UK's HS2 project and implications for large infrastructure projects

Time and cost overruns are a feature of infrastructure projects in particular and large projects in general. This post is about couple of recent reports from UK which points to some takeaways to address the problem. 

The High Speed 2 (HS2) is arguably the most high profile infrastructure project in UK, whose formal construction approval was given in April 2020. The project which has been years in the works, is a high speed rail connecting London with the north of England and the Midlands, and its construction has been split into three phases. A recent report by the UK's Institute for Government examined the evolution of HS2 and consolidated the takeaways. 

Like other such large projects, HS2's estimated cost has tripled even before construction has started. 
Equally important, its benefits-cost ratio (BCR) assessment has declined from 2.5 in 2012 to 1.5 by 2020.
The report makes several suggestions to address time and cost overruns - improving the analysis underpinning initial decisions (better quality DPRs, range of BCRs, alternative options), political commitments are not made before feasibility and cost-effectiveness are demonstrated, greater scrutiny of cost estimates, transparency in evolution of project cost, independent evidence checks, improving project delivery by understanding project better, flexible approach to planning, and systematic and rigorous oversight. 

Another report, by the UK's National Audit Office (NAO) offers some suggestions on more effective management of mega projects like those in transport, energy, and defence. It has this to offer as learnings on cost and schedule estimates,
Estimates made at the concept stage will necessarily be based on high-level information, which becomes more detailed as the scope of the programme is developed. The relative lack of information at a programme’s early stages means that any estimate will be highly uncertain and contain many areas of potential risk. For example, assumptions will need to be made about elements such as ground conditions, which cannot be known until detailed surveying takes place, and knowing how something will be built might require a certain level of detailed design to understand. Early costs will also likely lack input from suppliers... In addition, the use of early estimates as delivery targets can incentivise delivery bodies and suppliers to attempt to meet unrealistic expectations, which then drive behaviours that are detrimental to the successful delivery of the programme. These behaviours include overambitious attempts to find savings and meet risky schedule targets...

An estimate produced from early high-level information is unlikely to be suitable for setting a programme budget and schedule. Any early estimate of programme cost and schedule should be seen as provisional, should clearly recognise limitations and uncertainties, and be used only in an indicative fashion to guide long-term planning until a detailed design supported by industry pricing is available. Previous practice in government has been to publish cost and schedule estimates as single point figures, and it is now moving to the use of ranges to better reflect risks and uncertainties. While we welcome this development, decision-makers must understand what these ranges represent and how much confidence they can put in them. Bodies should work to understand what risks and scenarios might cause the programme to exceed these ranges, and revisit this analysis as the programme progresses...
Senior decision-makers should be alert to behaviours that suggest a schedule is becoming increasingly challenging. Persistent schedule replanning, the removal of scope and /or benefits, previously unplanned staging of a programme and excessive focus on individual project risks are signs that they need to examine closely the feasibility of the schedule. Organisations should consider early in a programme’s lifecycle what needs to be in place to meet their schedule targets, and periodically assess the likelihood of these requirements being in place. The assessment should include historical performance and productivity and should feed into an assessment of whether the benefits of meeting a deadline under pressure outweigh the risks.
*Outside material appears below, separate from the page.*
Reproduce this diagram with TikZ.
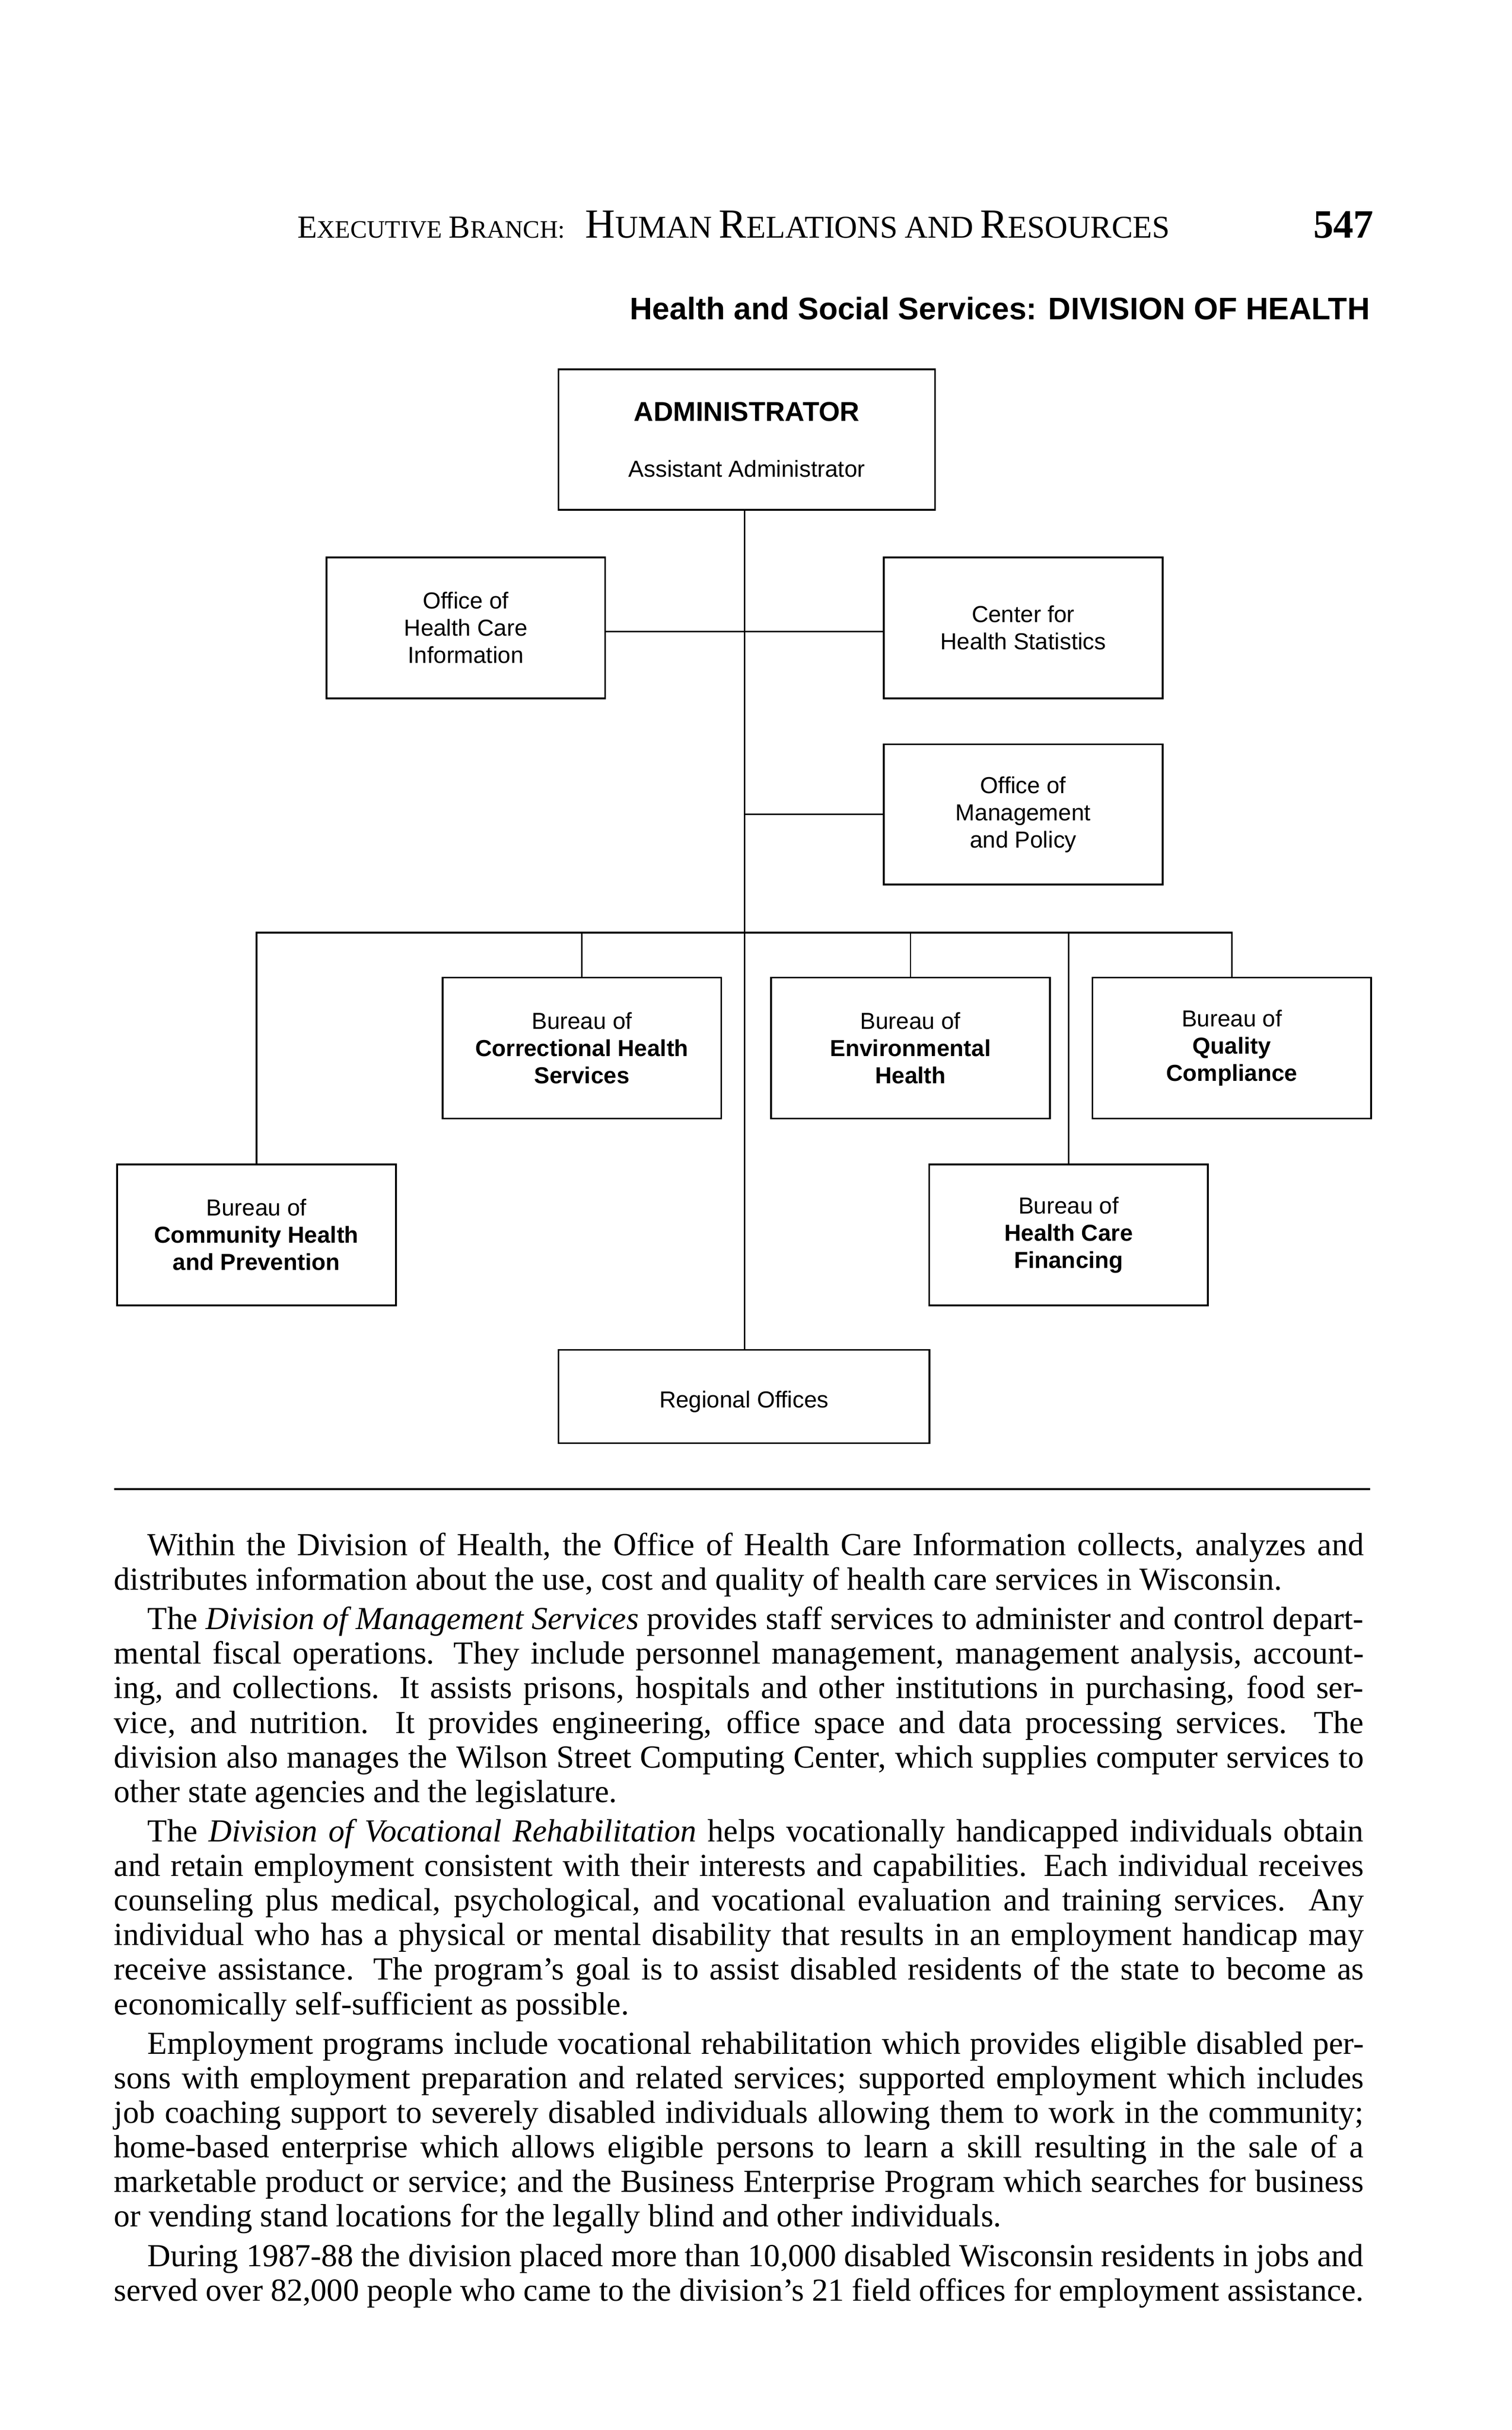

The report consolidates several actionable recommendations which can easily be reduced to a checklist and integrated with the project planning, approval, and execution processes. In fact, the checklist could be made part of the Cabinet Note or the relevant approval Note, and officials should be held accountable for deviations from its adherence without satisfactory enough explanation. Further, any deviation from the original checklist should be brought to the notice of the project approving authority for revised approval.  

There is nothing innovative or new with the recommendations. But the report consolidates all of them into one place. The challenge is to integrate them into the project processes in a manner that maximises the likelihood of compliance and makes deviation personally very costly for those responsible. Having done that, it's a matter of executing the processes and hoping that an associated culture takes hold in the organisation. There are no substitutes for such systemic solutions.